WATCH | Pallister implores Manitobans to reduce their number of contacts:
Pallister doesn't think past efforts to increase enforcement have worked sufficiently well. He suggested more people need to be fined and pointed to recent examples:
- A house party was being promoted in the south end of Winnipeg over Halloween weekend.
- Only three tickets were handed out last week.
"That is totally unacceptable," he said.
"It's clear that talking about enforcement is not the same as doing enforcement, and so we need to step up."
A University of Manitoba virus expert questions Pallister's emphasis on enforcement.
"You can't ticket or fine your way out of a pandemic," said Jason Kindrachuk, an assistant professor and the Canada Research Chair in emerging viruses at the U of M.
He's uncertain whether Monday's restrictions came soon enough.
"We are somewhat a little bit late to the game," he said.
Strained hospital capacity
Pallister said he plans to release more details about enforcement plans later this week. He's asking Manitobans to weigh in online on the idea of a curfew.
WATCH | Province seeking feedback on possible curfew:
Winnipeg Mayor Brian Bowman said his government learned of the possible curfew Monday and has no details from the province in terms of how it will be implemented in the city.
"If the province feels this is the right thing to do, I would encourage them to just do it and not wait another day for a survey," he said. "The virus doesn't take a night off."
The province has been criticized for not having a more robust response to the second wave.
Two groups of doctors have penned letters to the premier and health minister in recent days imploring them to act swiftly to bring COVID-19 numbers down or risk "grave peril" in the health-care system.
Fifty health-care workers tested positive last week, said Lanette Siragusa, chief nursing officer of Shared Health, the organization to co-ordinates health care in the province.
She said 94 per cent of Manitoba's ICU capacity was full as of Monday. Nearly a quarter of the 75 ICU beds in use are COVID-19 patients.
Some non-urgent elective surgeries are being suspended, Siragusa said.
'Manitobans have lost confidence': NDP leader
Opposition NDP Leader Wab Kinew said Pallister failed to act quickly enough on reinforcements, or to ensure hospital capacity was there, heading into a fall season experts predicted would bring a second wave of COVID-19.
"I think Manitobans have lost confidence in this premier's ability to manage the pandemic," Kinew said.
"Every measure that he said that he's thinking about doing today are things that should've happened weeks ago, and worse, he ignored the No. 1 priorities out there."
The province moved forward with an economic agenda this summer following weeks of few or no cases.
During question period at the Manitoba Legislature, Kinew said the province should have invested in ramping up testing and contact tracing capacity then.
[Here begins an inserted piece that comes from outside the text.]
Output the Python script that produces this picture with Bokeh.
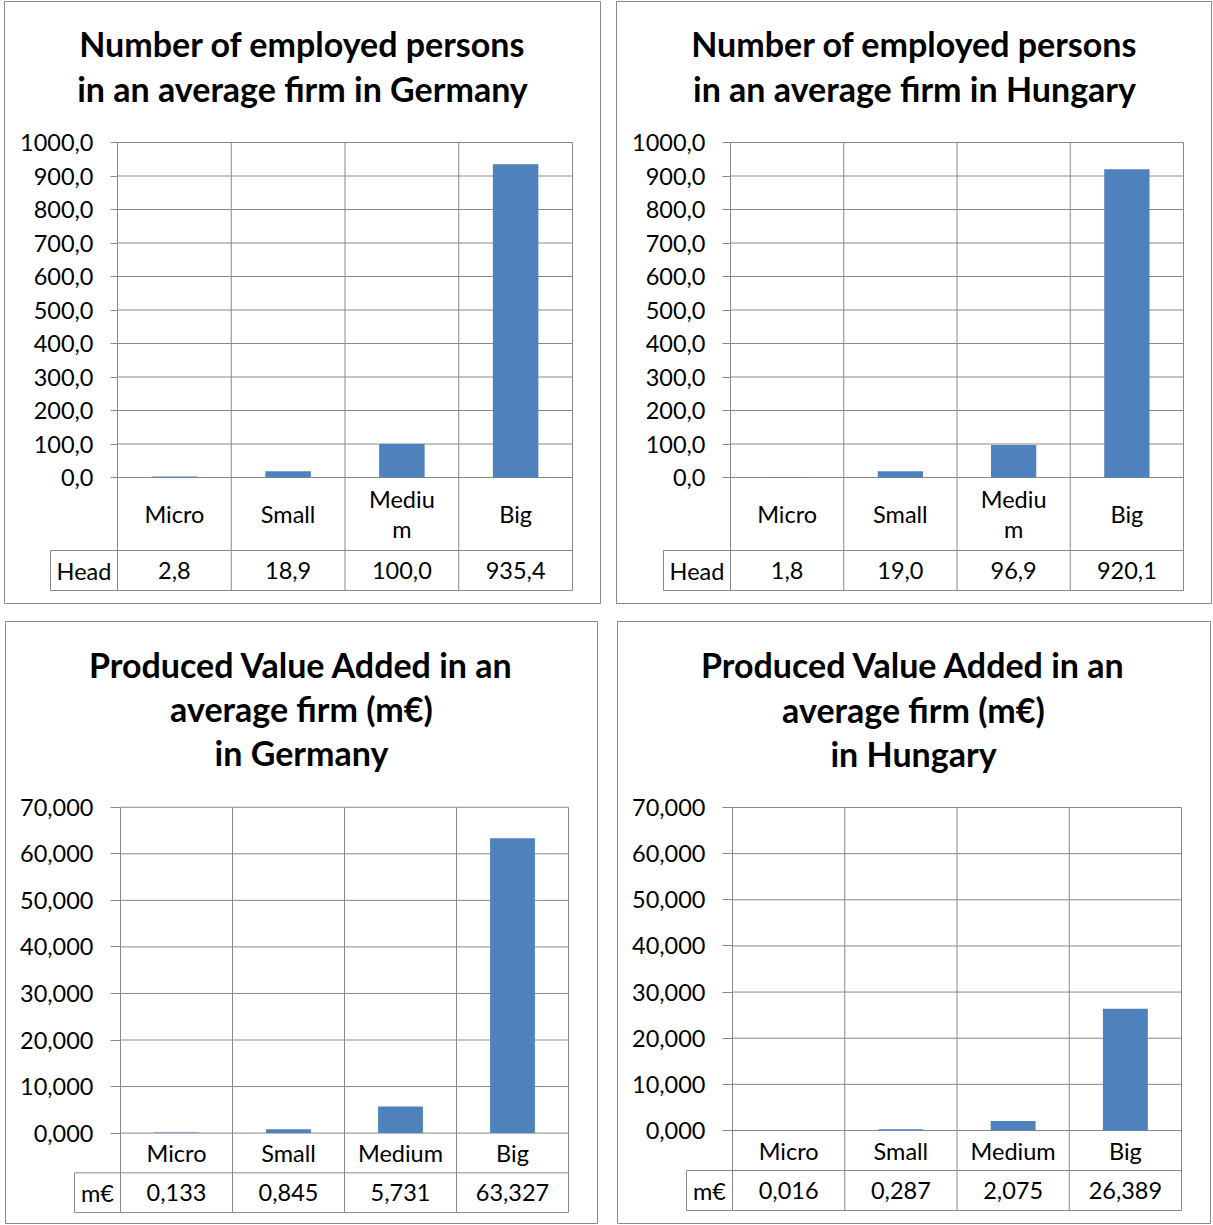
from bokeh.plotting import figure
from bokeh.layouts import column, row
from bokeh.models import Range1d, FixedTicker
from bokeh.core.properties import value
from bokeh.embed import file_html
from bokeh.resources import INLINE

# ---------------- data ----------------
CATEGORIES = ["Micro", "Small", "Medium", "Big"]
CAT_LABELS_EMP = ["Micro", "Small", "Mediu\nm", "Big"]
CAT_LABELS_VA = ["Micro", "Small", "Medium", "Big"]

GER_EMP = [2.8, 18.9, 100.0, 935.4]
HUN_EMP = [1.8, 19.0, 96.9, 920.1]
GER_VA = [0.133, 0.845, 5.731, 63.327]
HUN_VA = [0.016, 0.287, 2.075, 26.389]

GER_EMP_TEXT = ["2,8", "18,9", "100,0", "935,4"]
HUN_EMP_TEXT = ["1,8", "19,0", "96,9", "920,1"]
GER_VA_TEXT = ["0,133", "0,845", "5,731", "63,327"]
HUN_VA_TEXT = ["0,016", "0,287", "2,075", "26,389"]

EMP_TICKS = [0, 100, 200, 300, 400, 500, 600, 700, 800, 900, 1000]
EMP_TICK_LABELS = ["0,0", "100,0", "200,0", "300,0", "400,0", "500,0",
                   "600,0", "700,0", "800,0", "900,0", "1000,0"]
VA_TICKS = [0, 10, 20, 30, 40, 50, 60, 70]
VA_TICK_LABELS = ["0,000", "10,000", "20,000", "30,000", "40,000",
                  "50,000", "60,000", "70,000"]

TITLE_GER_EMP = ["Number of employed persons", "in an average firm in Germany"]
TITLE_HUN_EMP = ["Number of employed persons", "in an average firm in Hungary"]
TITLE_GER_VA = ["Produced Value Added in an", "average firm (m€)", "in Germany"]
TITLE_HUN_VA = ["Produced Value Added in an", "average firm (m€)", "in Hungary"]

ROW_LABEL_EMP = "Head"
ROW_LABEL_VA = "m€"

# ---------------- layout (pixels on the page) ----------------
LAYOUT = {
    "TL": dict(canvas=(0, 0, 608, 610), panel=(4, 1, 600, 603),
               plot=(117, 142, 572, 477), cat_bottom=550, table_bottom=590,
               head_left=50, tick_out=7, title_x=302, title_y=[43, 88]),
    "TR": dict(canvas=(608, 0, 1213, 610), panel=(616, 1, 1211, 603),
               plot=(730, 142, 1183, 477), cat_bottom=550, table_bottom=590,
               head_left=663, tick_out=8, title_x=914, title_y=[43, 88]),
    "BL": dict(canvas=(0, 610, 608, 1225), panel=(5, 617, 597, 1223),
               plot=(120, 804, 568, 1132), cat_bottom=1172, table_bottom=1212,
               head_left=74, tick_out=10, title_x=301, title_y=[660, 705, 749]),
    "BR": dict(canvas=(608, 610, 1213, 1225), panel=(617, 621, 1210, 1223),
               plot=(732, 807, 1181, 1130), cat_bottom=1170, table_bottom=1210,
               head_left=686, tick_out=10, title_x=913, title_y=[664, 709, 753]),
}

GRID = "#898989"
BAR = "#4F81BD"
FONT = "Lato"
LABEL_SIZE = "23.5px"
TITLE_SIZE = "34px"


def make_panel(cfg, values, texts, cat_labels, ticks, tick_labels, title_lines, row_label):
    cl, ct, cr, cb = cfg["canvas"]
    pl, pt, pr, pb = cfg["panel"]
    L0, T0, R0, B0 = cfg["plot"]
    n = len(values)
    ymax = ticks[-1]
    cw = (R0 - L0) / n
    ppu = (B0 - T0) / ymax

    def xd(px):
        return (px - L0) / cw

    def yd(py):
        return (B0 - py) / ppu

    p = figure(width=cr - cl, height=cb - ct, title=None,
               x_range=Range1d(xd(pl), xd(pr)), y_range=Range1d(yd(pb), yd(pt)),
               output_backend="svg", toolbar_location=None,
               min_border_left=pl - cl, min_border_right=cr - pr,
               min_border_top=pt - ct, min_border_bottom=cb - pb)
    p.outline_line_color = GRID
    p.outline_line_width = 1
    p.background_fill_color = "white"
    p.border_fill_color = "white"
    p.grid.visible = False
    p.xaxis.visible = False

    y_cat = yd(cfg["cat_bottom"])
    y_tab = yd(cfg["table_bottom"])
    x_head = xd(cfg["head_left"])

    # horizontal gridlines at ticks
    p.segment(x0=[0] * len(ticks), x1=[n] * len(ticks), y0=ticks, y1=ticks,
              line_color=GRID, line_width=1)
    # vertical lines through chart and table
    xs = list(range(n + 1))
    p.segment(x0=xs, x1=xs, y0=[ymax] * len(xs), y1=[y_tab] * len(xs),
              line_color=GRID, line_width=1)
    # table outline
    p.segment(x0=[x_head, x_head, x_head], x1=[n, n, x_head],
              y0=[y_cat, y_tab, y_cat], y1=[y_cat, y_tab, y_tab],
              line_color=GRID, line_width=1)

    centers = [i + 0.5 for i in range(n)]
    p.vbar(x=centers, top=values, bottom=0, width=0.4, fill_color=BAR, line_color=None)

    ax = p.yaxis[0]
    ax.fixed_location = 0
    ax.ticker = FixedTicker(ticks=ticks)
    ax.major_label_overrides = {t: lab for t, lab in zip(ticks, tick_labels)}
    ax.axis_line_color = None
    ax.major_tick_in = 0
    ax.major_tick_out = cfg["tick_out"]
    ax.major_tick_line_color = GRID
    ax.minor_tick_line_color = None
    ax.major_label_standoff = 17
    ax.major_label_text_font = FONT
    ax.major_label_text_font_size = LABEL_SIZE
    ax.major_label_text_color = "black"

    y_cat_c = yd((B0 + cfg["cat_bottom"]) / 2)
    y_tab_c = yd((cfg["cat_bottom"] + cfg["table_bottom"]) / 2)
    p.text(x=centers, y=[y_cat_c] * n, text=cat_labels, text_align="center",
           text_baseline="middle", text_font=value(FONT), text_font_size=LABEL_SIZE,
           text_color="black", text_line_height=1.1)
    p.text(x=centers, y=[y_tab_c] * n, text=texts, text_align="center",
           text_baseline="middle", text_font=value(FONT), text_font_size=LABEL_SIZE,
           text_color="black")
    p.text(x=[(x_head + 0) / 2], y=[y_tab_c], text=[row_label], text_align="center",
           text_baseline="middle", text_font=value(FONT), text_font_size=LABEL_SIZE,
           text_color="black")
    # chart title
    p.text(x=[xd(cfg["title_x"])] * len(title_lines), y=[yd(v) for v in cfg["title_y"]],
           text=title_lines, text_align="center", text_baseline="middle",
           text_font=value(FONT), text_font_size=TITLE_SIZE, text_font_style="bold",
           text_color="black")
    return p


p1 = make_panel(LAYOUT["TL"], GER_EMP, GER_EMP_TEXT, CAT_LABELS_EMP, EMP_TICKS,
                EMP_TICK_LABELS, TITLE_GER_EMP, ROW_LABEL_EMP)
p2 = make_panel(LAYOUT["TR"], HUN_EMP, HUN_EMP_TEXT, CAT_LABELS_EMP, EMP_TICKS,
                EMP_TICK_LABELS, TITLE_HUN_EMP, ROW_LABEL_EMP)
p3 = make_panel(LAYOUT["BL"], GER_VA, GER_VA_TEXT, CAT_LABELS_VA, VA_TICKS,
                VA_TICK_LABELS, TITLE_GER_VA, ROW_LABEL_VA)
p4 = make_panel(LAYOUT["BR"], HUN_VA, HUN_VA_TEXT, CAT_LABELS_VA, VA_TICKS,
                VA_TICK_LABELS, TITLE_HUN_VA, ROW_LABEL_VA)

layout = column(row(p1, p2, spacing=0), row(p3, p4, spacing=0), spacing=0)
open("out.html", "w").write(file_html(layout, INLINE))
Pallister said that "would've been idiocy," as the province had "no COVID cases."
He touted the province's attempts to improve contact tracing and testing over the past several weeks, following weeks-long backlogs.
He said three large sites have been added in the past week, which have increased daily testing capacity by 40 per cent.
An appointment-based COVID-19 test-booking system has registered 10,000 appointments since it was unveiled on Oct. 20. Wait times in that system are less than one minute, the premier said.
Manitobans will have a total of 30 sites in the coming weeks, and that will increase testing capacity to 4,250 per day.
Monday's news conference marked the first time the premier has spoken publicly since the enhanced restrictions for the province were announced last week.
Pallister did not speak at a Friday news conference announcing the new measures, and instead issued a news release after the public health update.